* [SUPPLIED RECORDS]:
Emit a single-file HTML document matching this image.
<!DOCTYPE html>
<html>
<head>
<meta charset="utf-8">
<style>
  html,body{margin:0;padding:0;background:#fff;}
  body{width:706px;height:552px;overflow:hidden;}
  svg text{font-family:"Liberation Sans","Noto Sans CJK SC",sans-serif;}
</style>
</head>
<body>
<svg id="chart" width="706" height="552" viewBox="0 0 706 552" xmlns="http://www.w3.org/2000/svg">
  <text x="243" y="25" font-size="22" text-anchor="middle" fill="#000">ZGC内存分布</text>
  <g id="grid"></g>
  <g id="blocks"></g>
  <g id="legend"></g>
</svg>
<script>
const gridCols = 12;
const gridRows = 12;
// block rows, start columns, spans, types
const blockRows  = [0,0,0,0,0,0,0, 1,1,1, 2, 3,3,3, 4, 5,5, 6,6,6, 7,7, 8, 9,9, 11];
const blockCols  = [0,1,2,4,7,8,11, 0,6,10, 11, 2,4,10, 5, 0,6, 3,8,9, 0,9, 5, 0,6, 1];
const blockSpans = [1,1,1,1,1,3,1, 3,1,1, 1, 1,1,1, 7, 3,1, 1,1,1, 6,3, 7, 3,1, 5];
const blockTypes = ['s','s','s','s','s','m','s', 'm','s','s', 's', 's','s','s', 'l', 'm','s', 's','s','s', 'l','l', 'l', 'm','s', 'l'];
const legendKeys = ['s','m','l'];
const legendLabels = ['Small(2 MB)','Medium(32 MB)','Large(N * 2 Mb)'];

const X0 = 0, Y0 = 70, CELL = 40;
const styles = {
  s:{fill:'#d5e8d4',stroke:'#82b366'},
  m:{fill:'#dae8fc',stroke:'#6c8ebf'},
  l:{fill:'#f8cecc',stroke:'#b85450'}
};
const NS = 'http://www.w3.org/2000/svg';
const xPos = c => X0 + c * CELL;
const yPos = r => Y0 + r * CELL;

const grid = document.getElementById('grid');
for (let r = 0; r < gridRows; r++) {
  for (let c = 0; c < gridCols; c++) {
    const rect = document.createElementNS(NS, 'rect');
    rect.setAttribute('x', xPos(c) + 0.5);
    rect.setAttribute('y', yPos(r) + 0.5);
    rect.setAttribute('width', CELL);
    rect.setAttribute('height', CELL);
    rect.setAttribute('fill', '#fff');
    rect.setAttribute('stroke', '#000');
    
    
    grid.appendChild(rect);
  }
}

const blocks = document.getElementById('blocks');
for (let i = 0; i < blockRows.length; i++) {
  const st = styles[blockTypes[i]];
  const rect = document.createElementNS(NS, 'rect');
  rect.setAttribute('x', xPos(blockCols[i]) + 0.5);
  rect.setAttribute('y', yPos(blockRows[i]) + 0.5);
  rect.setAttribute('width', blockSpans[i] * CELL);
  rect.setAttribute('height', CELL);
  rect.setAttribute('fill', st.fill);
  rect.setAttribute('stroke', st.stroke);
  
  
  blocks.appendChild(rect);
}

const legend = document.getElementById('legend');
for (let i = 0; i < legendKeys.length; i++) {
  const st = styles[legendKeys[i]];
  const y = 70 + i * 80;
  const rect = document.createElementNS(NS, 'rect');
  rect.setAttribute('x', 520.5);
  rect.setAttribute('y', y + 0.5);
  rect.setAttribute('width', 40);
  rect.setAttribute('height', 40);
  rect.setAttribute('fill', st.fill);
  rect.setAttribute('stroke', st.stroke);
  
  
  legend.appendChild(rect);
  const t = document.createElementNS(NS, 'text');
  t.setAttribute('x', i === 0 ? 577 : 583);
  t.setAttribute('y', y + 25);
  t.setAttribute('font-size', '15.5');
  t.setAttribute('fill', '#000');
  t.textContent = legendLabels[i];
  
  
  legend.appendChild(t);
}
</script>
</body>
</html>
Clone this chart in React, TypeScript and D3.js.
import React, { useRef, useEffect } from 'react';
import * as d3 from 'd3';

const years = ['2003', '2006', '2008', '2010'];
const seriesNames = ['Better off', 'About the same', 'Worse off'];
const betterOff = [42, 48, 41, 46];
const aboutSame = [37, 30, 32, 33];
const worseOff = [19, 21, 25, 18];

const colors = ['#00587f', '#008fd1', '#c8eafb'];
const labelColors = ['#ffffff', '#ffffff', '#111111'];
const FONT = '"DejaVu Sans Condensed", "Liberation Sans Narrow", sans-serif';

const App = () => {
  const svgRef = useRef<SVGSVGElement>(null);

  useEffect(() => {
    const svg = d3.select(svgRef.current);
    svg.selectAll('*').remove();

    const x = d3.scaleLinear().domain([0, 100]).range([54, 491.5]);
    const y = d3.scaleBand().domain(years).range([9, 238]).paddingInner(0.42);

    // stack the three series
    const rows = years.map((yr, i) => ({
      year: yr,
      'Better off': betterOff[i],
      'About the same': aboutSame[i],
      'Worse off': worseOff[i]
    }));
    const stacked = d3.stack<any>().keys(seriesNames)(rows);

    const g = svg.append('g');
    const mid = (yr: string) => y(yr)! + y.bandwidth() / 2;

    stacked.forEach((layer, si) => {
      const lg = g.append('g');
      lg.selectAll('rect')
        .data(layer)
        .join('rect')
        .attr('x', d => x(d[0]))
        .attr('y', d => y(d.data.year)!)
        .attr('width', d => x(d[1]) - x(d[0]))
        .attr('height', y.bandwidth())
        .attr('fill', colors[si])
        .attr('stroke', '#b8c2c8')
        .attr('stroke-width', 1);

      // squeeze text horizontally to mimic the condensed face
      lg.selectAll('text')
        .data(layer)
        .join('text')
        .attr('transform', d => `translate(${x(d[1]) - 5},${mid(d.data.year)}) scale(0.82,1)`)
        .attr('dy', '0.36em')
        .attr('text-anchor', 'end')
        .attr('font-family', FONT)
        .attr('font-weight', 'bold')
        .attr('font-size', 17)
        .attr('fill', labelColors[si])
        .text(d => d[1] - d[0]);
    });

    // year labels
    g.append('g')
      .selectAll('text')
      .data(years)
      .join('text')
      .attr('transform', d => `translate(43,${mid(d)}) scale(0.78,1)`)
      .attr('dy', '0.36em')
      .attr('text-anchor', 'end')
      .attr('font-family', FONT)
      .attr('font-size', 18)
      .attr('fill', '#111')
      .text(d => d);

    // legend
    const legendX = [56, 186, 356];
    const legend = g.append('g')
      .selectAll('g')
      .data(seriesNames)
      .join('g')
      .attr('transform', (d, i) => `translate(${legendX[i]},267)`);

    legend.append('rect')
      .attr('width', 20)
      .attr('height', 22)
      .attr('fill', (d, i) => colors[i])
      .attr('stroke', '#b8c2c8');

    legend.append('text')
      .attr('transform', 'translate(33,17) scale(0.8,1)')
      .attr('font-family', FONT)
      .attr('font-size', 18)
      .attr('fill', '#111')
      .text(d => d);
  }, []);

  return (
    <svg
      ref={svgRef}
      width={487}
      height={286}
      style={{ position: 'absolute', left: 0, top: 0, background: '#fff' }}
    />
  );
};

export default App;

* [THE REQUEST]: Copy out all of the records shown above exactly.

* [PROBLEM SOLUTION]:
Emit a single-file HTML document matching this image.
<!DOCTYPE html>
<html>
<head>
<meta charset="utf-8">
<style>
  html,body{margin:0;padding:0;background:#fff;}
  body{width:706px;height:552px;overflow:hidden;}
  svg text{font-family:"Liberation Sans","Noto Sans CJK SC",sans-serif;}
</style>
</head>
<body>
<svg id="chart" width="706" height="552" viewBox="0 0 706 552" xmlns="http://www.w3.org/2000/svg">
  <text x="243" y="25" font-size="22" text-anchor="middle" fill="#000">ZGC内存分布</text>
  <g id="grid"></g>
  <g id="blocks"></g>
  <g id="legend"></g>
</svg>
<script>
const gridCols = 12;
const gridRows = 12;
// block rows, start columns, spans, types
const blockRows  = [0,0,0,0,0,0,0, 1,1,1, 2, 3,3,3, 4, 5,5, 6,6,6, 7,7, 8, 9,9, 11];
const blockCols  = [0,1,2,4,7,8,11, 0,6,10, 11, 2,4,10, 5, 0,6, 3,8,9, 0,9, 5, 0,6, 1];
const blockSpans = [1,1,1,1,1,3,1, 3,1,1, 1, 1,1,1, 7, 3,1, 1,1,1, 6,3, 7, 3,1, 5];
const blockTypes = ['s','s','s','s','s','m','s', 'm','s','s', 's', 's','s','s', 'l', 'm','s', 's','s','s', 'l','l', 'l', 'm','s', 'l'];
const legendKeys = ['s','m','l'];
const legendLabels = ['Small(2 MB)','Medium(32 MB)','Large(N * 2 Mb)'];

const X0 = 0, Y0 = 70, CELL = 40;
const styles = {
  s:{fill:'#d5e8d4',stroke:'#82b366'},
  m:{fill:'#dae8fc',stroke:'#6c8ebf'},
  l:{fill:'#f8cecc',stroke:'#b85450'}
};
const NS = 'http://www.w3.org/2000/svg';
const xPos = c => X0 + c * CELL;
const yPos = r => Y0 + r * CELL;

const grid = document.getElementById('grid');
for (let r = 0; r < gridRows; r++) {
  for (let c = 0; c < gridCols; c++) {
    const rect = document.createElementNS(NS, 'rect');
    rect.setAttribute('x', xPos(c) + 0.5);
    rect.setAttribute('y', yPos(r) + 0.5);
    rect.setAttribute('width', CELL);
    rect.setAttribute('height', CELL);
    rect.setAttribute('fill', '#fff');
    rect.setAttribute('stroke', '#000');
    
    
    grid.appendChild(rect);
  }
}

const blocks = document.getElementById('blocks');
for (let i = 0; i < blockRows.length; i++) {
  const st = styles[blockTypes[i]];
  const rect = document.createElementNS(NS, 'rect');
  rect.setAttribute('x', xPos(blockCols[i]) + 0.5);
  rect.setAttribute('y', yPos(blockRows[i]) + 0.5);
  rect.setAttribute('width', blockSpans[i] * CELL);
  rect.setAttribute('height', CELL);
  rect.setAttribute('fill', st.fill);
  rect.setAttribute('stroke', st.stroke);
  
  
  blocks.appendChild(rect);
}

const legend = document.getElementById('legend');
for (let i = 0; i < legendKeys.length; i++) {
  const st = styles[legendKeys[i]];
  const y = 70 + i * 80;
  const rect = document.createElementNS(NS, 'rect');
  rect.setAttribute('x', 520.5);
  rect.setAttribute('y', y + 0.5);
  rect.setAttribute('width', 40);
  rect.setAttribute('height', 40);
  rect.setAttribute('fill', st.fill);
  rect.setAttribute('stroke', st.stroke);
  
  
  legend.appendChild(rect);
  const t = document.createElementNS(NS, 'text');
  t.setAttribute('x', i === 0 ? 577 : 583);
  t.setAttribute('y', y + 25);
  t.setAttribute('font-size', '15.5');
  t.setAttribute('fill', '#000');
  t.textContent = legendLabels[i];
  
  
  legend.appendChild(t);
}
</script>
</body>
</html>
Clone this chart in React, TypeScript and D3.js.
import React, { useRef, useEffect } from 'react';
import * as d3 from 'd3';

const years = ['2003', '2006', '2008', '2010'];
const seriesNames = ['Better off', 'About the same', 'Worse off'];
const betterOff = [42, 48, 41, 46];
const aboutSame = [37, 30, 32, 33];
const worseOff = [19, 21, 25, 18];

const colors = ['#00587f', '#008fd1', '#c8eafb'];
const labelColors = ['#ffffff', '#ffffff', '#111111'];
const FONT = '"DejaVu Sans Condensed", "Liberation Sans Narrow", sans-serif';

const App = () => {
  const svgRef = useRef<SVGSVGElement>(null);

  useEffect(() => {
    const svg = d3.select(svgRef.current);
    svg.selectAll('*').remove();

    const x = d3.scaleLinear().domain([0, 100]).range([54, 491.5]);
    const y = d3.scaleBand().domain(years).range([9, 238]).paddingInner(0.42);

    // stack the three series
    const rows = years.map((yr, i) => ({
      year: yr,
      'Better off': betterOff[i],
      'About the same': aboutSame[i],
      'Worse off': worseOff[i]
    }));
    const stacked = d3.stack<any>().keys(seriesNames)(rows);

    const g = svg.append('g');
    const mid = (yr: string) => y(yr)! + y.bandwidth() / 2;

    stacked.forEach((layer, si) => {
      const lg = g.append('g');
      lg.selectAll('rect')
        .data(layer)
        .join('rect')
        .attr('x', d => x(d[0]))
        .attr('y', d => y(d.data.year)!)
        .attr('width', d => x(d[1]) - x(d[0]))
        .attr('height', y.bandwidth())
        .attr('fill', colors[si])
        .attr('stroke', '#b8c2c8')
        .attr('stroke-width', 1);

      // squeeze text horizontally to mimic the condensed face
      lg.selectAll('text')
        .data(layer)
        .join('text')
        .attr('transform', d => `translate(${x(d[1]) - 5},${mid(d.data.year)}) scale(0.82,1)`)
        .attr('dy', '0.36em')
        .attr('text-anchor', 'end')
        .attr('font-family', FONT)
        .attr('font-weight', 'bold')
        .attr('font-size', 17)
        .attr('fill', labelColors[si])
        .text(d => d[1] - d[0]);
    });

    // year labels
    g.append('g')
      .selectAll('text')
      .data(years)
      .join('text')
      .attr('transform', d => `translate(43,${mid(d)}) scale(0.78,1)`)
      .attr('dy', '0.36em')
      .attr('text-anchor', 'end')
      .attr('font-family', FONT)
      .attr('font-size', 18)
      .attr('fill', '#111')
      .text(d => d);

    // legend
    const legendX = [56, 186, 356];
    const legend = g.append('g')
      .selectAll('g')
      .data(seriesNames)
      .join('g')
      .attr('transform', (d, i) => `translate(${legendX[i]},267)`);

    legend.append('rect')
      .attr('width', 20)
      .attr('height', 22)
      .attr('fill', (d, i) => colors[i])
      .attr('stroke', '#b8c2c8');

    legend.append('text')
      .attr('transform', 'translate(33,17) scale(0.8,1)')
      .attr('font-family', FONT)
      .attr('font-size', 18)
      .attr('fill', '#111')
      .text(d => d);
  }, []);

  return (
    <svg
      ref={svgRef}
      width={487}
      height={286}
      style={{ position: 'absolute', left: 0, top: 0, background: '#fff' }}
    />
  );
};

export default App;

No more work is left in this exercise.